On Memorial Day, May 30, 1921, between games of a Giants doubleheader against the visiting Phillies, the Grant monument was unveiled. With 30,000 watching from the Polo Grounds stands, a flag was removed by one of Grant’s sisters, Florence Grant Robinson, revealing the moment, its inscription highlighted by the line, “SOLDIER – SCHOLAR – ATHLETE.” Also joining in the tribute was a detachment of the British World War I veterans and three companies from nearby Fort Slocum.
“His sacrifice hit won the game,” said Thomas W. Slocum, vice president of the Harvard Club. After Baseball Commissioner Kenesaw Mountain Landis’ tribute, Reverend Stanley Cleveland, chaplain of the 307th Regiment, 77th Division, made the prayer of dedication.

While Grant would receive minimal support for election to the National Baseball Hall of Fame in the late 1930s and early 1940s, an April 1943 New York Times letter to the editor would make the case for his inclusion.
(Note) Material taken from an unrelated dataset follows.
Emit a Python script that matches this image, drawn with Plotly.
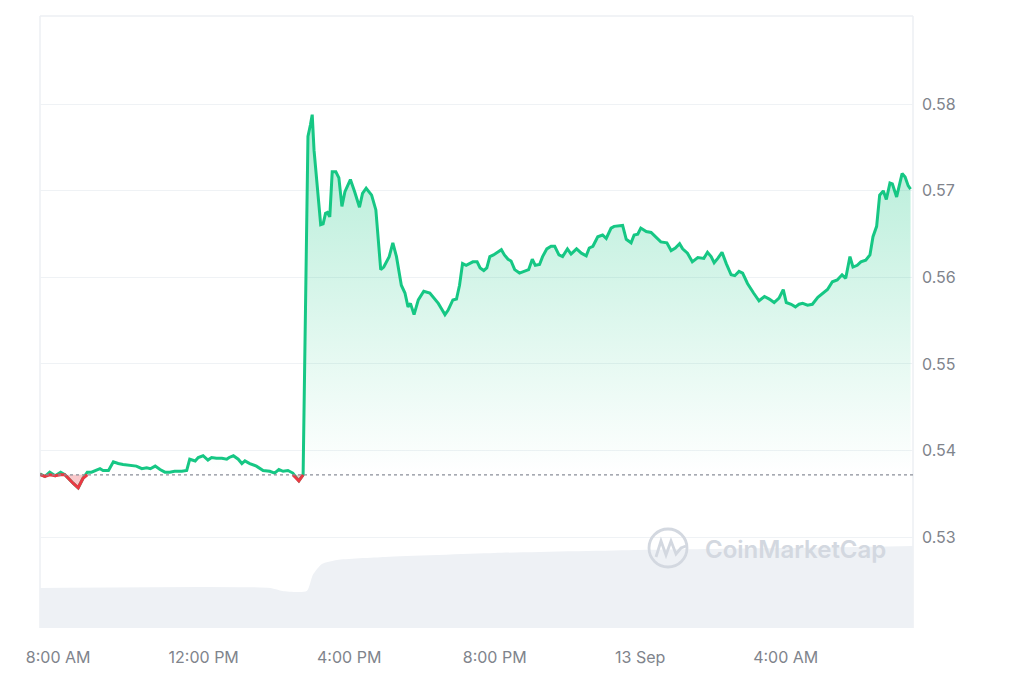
import numpy as np
import plotly.graph_objects as go

# ---------------- data ----------------
day1_times = ["07:30","07:38","07:46","07:55","08:04","08:11","08:25","08:33","08:41","08:48","08:55","09:02",
              "09:09","09:14","09:23","09:31","09:39","09:47","09:58","10:09","10:18","10:26","10:32","10:40",
              "10:48","10:56","11:04","11:12","11:24","11:32","11:37","11:46","11:51","11:59","12:07","12:13",
              "12:21","12:30","12:38","12:42","12:49","12:57","13:03","13:08","13:16","13:27","13:38","13:49",
              "13:57","14:04","14:11","14:19","14:27","14:37","14:44","14:52","14:56","14:59","15:02","15:06",
              "15:13","15:17","15:21","15:24","15:28","15:32","15:38","15:43","15:48","15:53","16:02","16:09",
              "16:17","16:22","16:28","16:37","16:44","16:52","16:57","17:06","17:12","17:18","17:26","17:32",
              "17:37","17:41","17:47","17:54","18:03","18:13","18:18","18:27","18:32","18:38","18:43","18:51",
              "18:57","19:02","19:07","19:13","19:24","19:31","19:36","19:42","19:47","19:52","19:58","20:04",
              "20:11","20:16","20:22","20:27","20:33","20:41","20:49","20:56","21:02","21:07","21:14","21:19",
              "21:26","21:33","21:39","21:46","21:52","22:00","22:06","22:15","22:23","22:31","22:36","22:42",
              "22:50","22:58","23:04","23:12","23:17","23:31","23:37","23:45","23:50","23:56"]
day1_price = [0.5373,0.5370,0.5375,0.5371,0.5375,0.5372,0.5362,0.5357,0.5368,0.5375,0.5375,0.5377,
              0.5379,0.5377,0.5377,0.5387,0.5385,0.5384,0.5383,0.5382,0.5379,0.5380,0.5379,0.5382,
              0.5378,0.5375,0.5375,0.5376,0.5376,0.5377,0.5390,0.5388,0.5392,0.5394,0.5389,0.5392,
              0.5391,0.5391,0.5390,0.5392,0.5394,0.5390,0.5385,0.5388,0.5385,0.5382,0.5377,0.5376,
              0.5374,0.5378,0.5376,0.5377,0.5374,0.5365,0.5372,0.5763,0.5776,0.5788,0.5747,0.5713,
              0.5661,0.5662,0.5674,0.5675,0.5670,0.5722,0.5722,0.5715,0.5682,0.5699,0.5713,0.5699,
              0.5681,0.5697,0.5703,0.5695,0.5678,0.5609,0.5612,0.5624,0.5640,0.5624,0.5591,0.5582,
              0.5566,0.5570,0.5557,0.5574,0.5584,0.5582,0.5578,0.5570,0.5564,0.5557,0.5562,0.5574,
              0.5575,0.5591,0.5616,0.5614,0.5618,0.5618,0.5611,0.5608,0.5611,0.5624,0.5626,0.5629,
              0.5632,0.5626,0.5621,0.5619,0.5609,0.5605,0.5607,0.5609,0.5621,0.5614,0.5615,0.5624,
              0.5633,0.5636,0.5636,0.5626,0.5624,0.5633,0.5627,0.5633,0.5628,0.5625,0.5634,0.5636,
              0.5647,0.5649,0.5645,0.5657,0.5659,0.5660,0.5644,0.5640,0.5649,0.5650]
day2_times = ["00:01","00:10","00:18","00:26","00:34","00:44","00:51","00:58","01:05","01:10","01:18","01:26",
              "01:35","01:45","01:51","01:57","02:02","02:08","02:15","02:22","02:30","02:36","02:43","02:49",
              "02:57","03:07","03:16","03:25","03:33","03:41","03:49","03:56","04:01","04:09","04:16","04:22",
              "04:28","04:36","04:44","04:53","05:01","05:09","05:17","05:25","05:33","05:39","05:46","05:51",
              "05:58","06:04","06:12","06:19","06:24","06:30","06:35","06:41","06:46","06:52","06:56","07:03",
              "07:12","07:17","07:22","07:26"]
day2_price = [0.5657,0.5653,0.5652,0.5647,0.5641,0.5640,0.5631,0.5634,0.5639,0.5633,0.5628,0.5618,
              0.5623,0.5622,0.5629,0.5624,0.5617,0.5622,0.5629,0.5616,0.5603,0.5602,0.5607,0.5605,
              0.5593,0.5582,0.5573,0.5578,0.5575,0.5571,0.5576,0.5586,0.5571,0.5569,0.5566,0.5569,
              0.5570,0.5568,0.5569,0.5577,0.5582,0.5586,0.5595,0.5597,0.5603,0.5599,0.5624,0.5612,
              0.5614,0.5618,0.5620,0.5626,0.5647,0.5659,0.5695,0.5700,0.5690,0.5709,0.5708,0.5693,
              0.5720,0.5716,0.5706,0.5702]
open_price = 0.5372

volume_time = ["2024-09-12 07:30","2024-09-12 13:50","2024-09-12 14:10","2024-09-12 14:50",
               "2024-09-12 15:00","2024-09-12 15:15","2024-09-12 15:40","2024-09-12 17:00",
               "2024-09-12 20:00","2024-09-13 00:00","2024-09-13 04:00","2024-09-13 07:30"]
volume_m = [20.0, 20.0, 18.5, 18.5, 26.5, 32.0, 34.0, 35.5, 37.5, 39.0, 40.0, 41.0]

tick_times = ["2024-09-12 08:00","2024-09-12 12:00","2024-09-12 16:00","2024-09-12 20:00",
              "2024-09-13 00:00","2024-09-13 04:00"]
tick_labels = ["8:00 AM","12:00 PM","4:00 PM","8:00 PM","13 Sep","4:00 AM"]
price_ticks = [0.53, 0.54, 0.55, 0.56, 0.57, 0.58]
price_tick_labels = ["0.53", "0.54", "0.55", "0.56", "0.57", "0.58"]

# ---------------- build ----------------
times = ["2024-09-12 " + t for t in day1_times] + ["2024-09-13 " + t for t in day2_times]
price = np.array(day1_price + day2_price)
n = len(price)
base = np.full(n, open_price)
above = np.maximum(price, open_price)
below = np.minimum(price, open_price)
is_below = price < open_price
near_below = is_below.copy()
near_below[1:] |= is_below[:-1]
near_below[:-1] |= is_below[1:]
red_line = np.where(near_below, below, np.nan)

GREEN = "#16c784"
RED = "#ea3943"
GRID = "#eff2f5"
TXT = "#80848c"

fig = go.Figure()

# volume (background)
fig.add_trace(go.Scatter(x=volume_time, y=volume_m, yaxis="y2", mode="lines",
                         line=dict(width=0, shape="spline", smoothing=0.6),
                         fill="tozeroy", fillcolor="#eef1f5", hoverinfo="skip"))

# green area
fig.add_trace(go.Scatter(x=times, y=base, mode="lines", line=dict(width=0), hoverinfo="skip"))
fig.add_trace(go.Scatter(x=times, y=above, mode="lines", line=dict(width=0), fill="tonexty",
                         fillgradient=dict(type="vertical", start=open_price, stop=0.579,
                                           colorscale=[[0, "rgba(22,199,132,0.0)"],
                                                       [1, "rgba(22,199,132,0.34)"]]),
                         hoverinfo="skip"))
# red area
fig.add_trace(go.Scatter(x=times, y=base, mode="lines", line=dict(width=0), hoverinfo="skip"))
fig.add_trace(go.Scatter(x=times, y=below, mode="lines", line=dict(width=0), fill="tonexty",
                         fillcolor="rgba(234,57,67,0.28)", hoverinfo="skip"))

# price line
fig.add_trace(go.Scatter(x=times, y=price, mode="lines", line=dict(color=GREEN, width=3)))
fig.add_trace(go.Scatter(x=times, y=red_line, mode="lines", line=dict(color=RED, width=3),
                         connectgaps=False))

# baseline dotted
fig.add_shape(type="line", xref="paper", x0=0, x1=1, yref="y", y0=open_price, y1=open_price,
              line=dict(color="#8a8f99", width=1.3, dash="dot"), layer="above")

# frame lines
for (x0, y0, x1, y1) in [(0, 1, 1, 1), (0, 0, 0, 1), (1, 0, 1, 1)]:
    fig.add_shape(type="line", xref="paper", yref="paper", x0=x0, y0=y0, x1=x1, y1=y1,
                  line=dict(color="#eceff3", width=1.5), layer="below")

# watermark
PL, PR, PT, PB = 40, 913, 16, 628
def px(xp, yp):
    return (xp - PL) / (PR - PL), (PB - yp) / (PB - PT)

cx0, cy0 = px(649, 529)
cx1, cy1 = px(687, 567)
fig.add_shape(type="circle", xref="paper", yref="paper", x0=cx0, y0=cy1, x1=cx1, y1=cy0,
              line=dict(color="#d3d8e0", width=2.8), layer="above")
wave = [(656, 557), (661, 541), (666, 555), (671, 541), (676, 554), (681, 548), (686, 546)]
path = "M " + " L ".join("%.5f,%.5f" % px(a, b) for a, b in wave)
fig.add_shape(type="path", xref="paper", yref="paper", path=path,
              line=dict(color="#d3d8e0", width=2.8), layer="above")
tx, ty = px(795, 549)
fig.add_annotation(xref="paper", yref="paper", x=tx, y=ty, text="CoinMarketCap", showarrow=False,
                   font=dict(family="Inter", size=24, color="#d3d8e0", weight=600),
                   xanchor="center", yanchor="middle")

fig.update_layout(
    width=1024, height=683,
    margin=dict(l=PL, r=1024 - PR, t=PT, b=683 - PB),
    paper_bgcolor="white", plot_bgcolor="white",
    showlegend=False,
    font=dict(family="Inter", color=TXT),
    xaxis=dict(type="date", range=["2024-09-12 07:30", "2024-09-13 07:30"],
               tickvals=tick_times, ticktext=tick_labels, showgrid=False, zeroline=False,
               ticks="", showline=False, tickfont=dict(size=16, color=TXT), ticklabelstandoff=18),
    yaxis=dict(side="right", range=[0.5195, 0.5902], tickvals=price_ticks, ticktext=price_tick_labels,
               showgrid=True, gridcolor=GRID, gridwidth=1.2, zeroline=False, ticks="",
               tickfont=dict(size=16, color=TXT), ticklabelstandoff=8),
    yaxis2=dict(overlaying="y", range=[0, 306], visible=False),
)

fig.write_html("out.html")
“The members of the Captain Edward L. Grant Post 1225, American Legion, named in honor of the former major league third baseman who lost his life in the first World War, believe that his name should be placed in baseball’s Hall of Fame at Cooperstown, N.Y.,” wrote George E. Schaefer, a representative of American Legion Post named after Grant. “We do not base our claim on his ability as a player, but at the age of 37 he was one of the first to volunteer for service in the first World War, in which he served with distinction, and he was the only major league baseball player to be killed in action.

“Those immortalized in baseball’s Hall of Fame are a lasting inspiration to the youth of America, and we feel that now that we are in the second World War, no baseball player more rightly deserves this honor, nor would any other player be a greater inspiration to our younger generation.”
An odd twist to the Grant story took place when the bronze plaque, located in the shadows of Coogan’s Bluff at Polo Grounds, disappeared after the Giants played their final game in the venerable ballpark prior calling San Francisco home in 1958. After a 9-1 loss to the Pirates on September 29, 1957, The New York Times reported that soon after the contest’s final out, a number of fans from the announced crowd of 11,606 descended upon the field and began removing home plate, the pitcher’s rubber, two of the bases, the centerfield wall padding, handfuls of grass and sod, and telephones.

“The Eddie Grant plaque – dating to 1921, three years after the former Giant infielder died as a hero in World War I – was gradually loosened and slid from its place by three boys of about 15,” The New York Times continued. “Its prompt recovery by police outside the field was a relief both to the club and to the Society of the 307th Infantry, which plans to remove the entire monument to a suitable new site.”

The original Grant plaque has not been seen since. On Memorial Day 2006, a replica plaque was put up at San Francisco’s AT&T Park.
“At the Hall of Fame, from time to time, we are asked about the location of notorious missing baseball artifacts, those that seem to be lost to history since whatever time have stamped their mark on the game,” said Hall of Fame Vice President of Exhibitions and Collections Erik Strohl. “For me, one of the most interesting missing artifacts is Eddie Grant’s memorial plaque from the old Polo Grounds. Not only was this plaque a famous and well-known piece from one of the most storied baseball stadiums in history, it had meaning beyond just the game on the field, a sort of nexus of baseball and American culture.

“Because of its connection to World War I and one of the most storied franchises of early baseball history, it holds a different place among the lore of missing baseball treasures. Plus, because of its size, it always seemed unlikely that such a piece could be lost as easily as a baseball. Perhaps someday this piece will resurface and bring to a close one of the more interesting baseball mysteries.”
Grant plaque text:
IN MEMORY OF
CAPT. EDWARD LESLIE GRANT
307TH INFANTRY – 77TH DIVISION
A.E.F
SOLDIER – SCHOLAR – ATHLETE
KILLED IN ACTION
ARGONNE FOREST
OCTOBER 5, 1918
PHILADELPHIA NATIONALS
1907-1908-1909-1910
CINCINNATI REDS
1911-1912-1913
NEW YORK GIANTS
1913-1914-1915
ERECTED BY FRIENDS IN BASEBALL
JOURNALISM AND THE SERVICE
GRANTLAND RICE poem called Captain Edward Leslie Grant
Far from the Game and the cheering of old,
A cross in the Argonne will tell you the story
Where each one may read on its rain-battered mold
A final box score that is written in glory.
The final box score of a Player who gave
The flag that he fought for, his ghost – and his grave.
Green be his couch where the white lilies lean.
Crimson the poppies that keep guard above him.
Gentle the darkness that gathers between
The Player at rest and the torn hearts that love him.
God give him refuge where Life’s flag is furled,
A dreamer gone back to the dust of the world.
Low be the lost winds of France that must creep
Over his rest in the Last Tavern lying.
God send Thy dreams where the Darkness is deep,
Father, Thy care when the wild storms are flying.
No monarch there – but the soul of a Man –
We speak for a Brother – for One of the Clan!